Cameroon: Calls for Release of Separatists, Political Prisoners Intensify in Cameroon

Men hand out flags to people praying for peace in Cameroon's restive English-speaking regions, at Saint Joseph's Anglophone Parish in Cameroon's capital, Yaounde on September 6, 2019.

Yaounde — Consultations have begun in Cameroon ahead of a national dialogue ordered by president Paul Biya. Civil society groups and opposition political parties are calling for the unconditional release of Anglophone separatist leaders and other political prisoners before discussions begin.

Cameroon Prime Minister Joseph Dion Ngute began consultations with political party leaders, civil society activists, opinion leaders, traditional rulers, lawmakers and clergy on September 11, one day after President Paul Biya called for a national dialogue to solve the separatist crisis rocking his country.

Prince Ekosso, president of the United Socialist Democratic Party, says among the recommendations they are strongly making for the announced dialogue to be successful are the unconditional release of all people he says are illegally held in prisons and detention centers and an end to the separatist war in the English-speaking regions of Cameroon.

"Mr. Biya should call for a cease-fire. He was the one who declared war against the separatists. Release all those who are political prisoners in Cameroon including Maurice Kamto and Tabe Ayuk Sisseku [Julius Ayuk Tabe], and he should create a situation where all Cameroonians can express their will," said Ekosso.

Biya declared war on the Anglophone separatists in November 2017 and said he would crush them if they did not surrender.

In August, the Yaounde military tribunal gave life sentences to Julius Ayuk Tabe, the leader of the separatist movement, and nine others it said had been found guilty of secession, terrorism and hostility against the state.

Opposition leader Maurice Kamto, who came in second in the October presidential election, but claims to have won, is on trial with dozens of others in a military tribunal on insurrection charges.

Biya has insisted that he will maintain Cameroon as one nation and indivisible. Justin Roger Ndah, assistant secretary-general of the opposition MRC party says they are urging the government to accept discussions on the form of the state.

He says Paul Biya should not think that speaking about the form of the state during the expected national dialogue is a taboo subject and an indication of his weakness. He says it is fundamental for all issues disturbing Cameroon to be brought to the discussion table and required constitutional amendments be made when the time comes.

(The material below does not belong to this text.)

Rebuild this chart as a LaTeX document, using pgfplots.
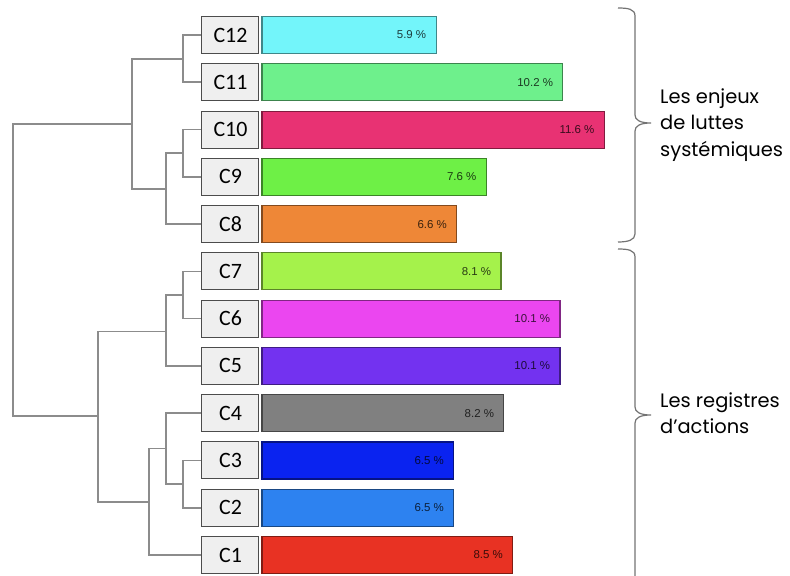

Siddi Haman, a senior official of Biya's CPDM party says people should see in the expected dialogue the president's true will to bring peace to the country.

He says all Cameroonians should have confidence in Biya, who, as the father of the nation, has called for the dialogue. He says after the dialogue the president can use his constitutional power to grant the desires of the people, as the most important thing he is asking for before he leaves power is to maintain Cameroon as a peaceful, one and indivisible state with every one living in harmony.

The conflict in Cameroon's English-speaking regions has killed more than 2,000 people, internally displaced more than 500,000 and caused more than 50,000 Cameroonians to seek refuge in Nigeria, according to the United Nations.